Revised Edition of the Rules & Guidance, Version 7 : summary of changes

  • Minor change to Rule 2.2 to reflect the fact that applications may be made online.
  • Guidance added to Rule 4.1(2)(b)(3) to clarify that providers must make clear when the NNEG does and does not apply.
  • Section 8 (independent legal advice) – revised in consultation with the Solicitor members of the Council.  Key changes are:
    • The text of the declaration made in the Solicitor’s Certificate is reproduced at the top of the section.
    • A new section (Independence of the advising Solicitor) clarifies what is meant by “independence.”
    • Text has been added to deal with circumstances where an Attorney is acting on the customers behalf.

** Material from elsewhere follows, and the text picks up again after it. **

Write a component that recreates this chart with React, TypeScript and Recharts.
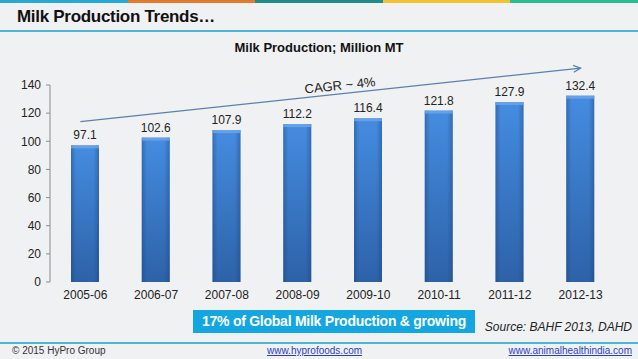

    • Clarification of the wording on payment of marketing costs (8.3).
    • Guidance added (after Rule 8.4) to the effect that the Solicitor who meets the customer face-to-face would not normally expect anyone else to be present, expect in acceptable circumstances
    • Guidance added (after Rule 8.7) to highlight the existing MCOB Rule that if a customer with a home reversion wishes to release further equity, this must be treated as a new plan.  Under the Council’s rules, further independent legal advice must therefore also be given.
  • The 6 versions of the Solicitor’s Certificates have been consolidated into one, which now appears as Appendix D.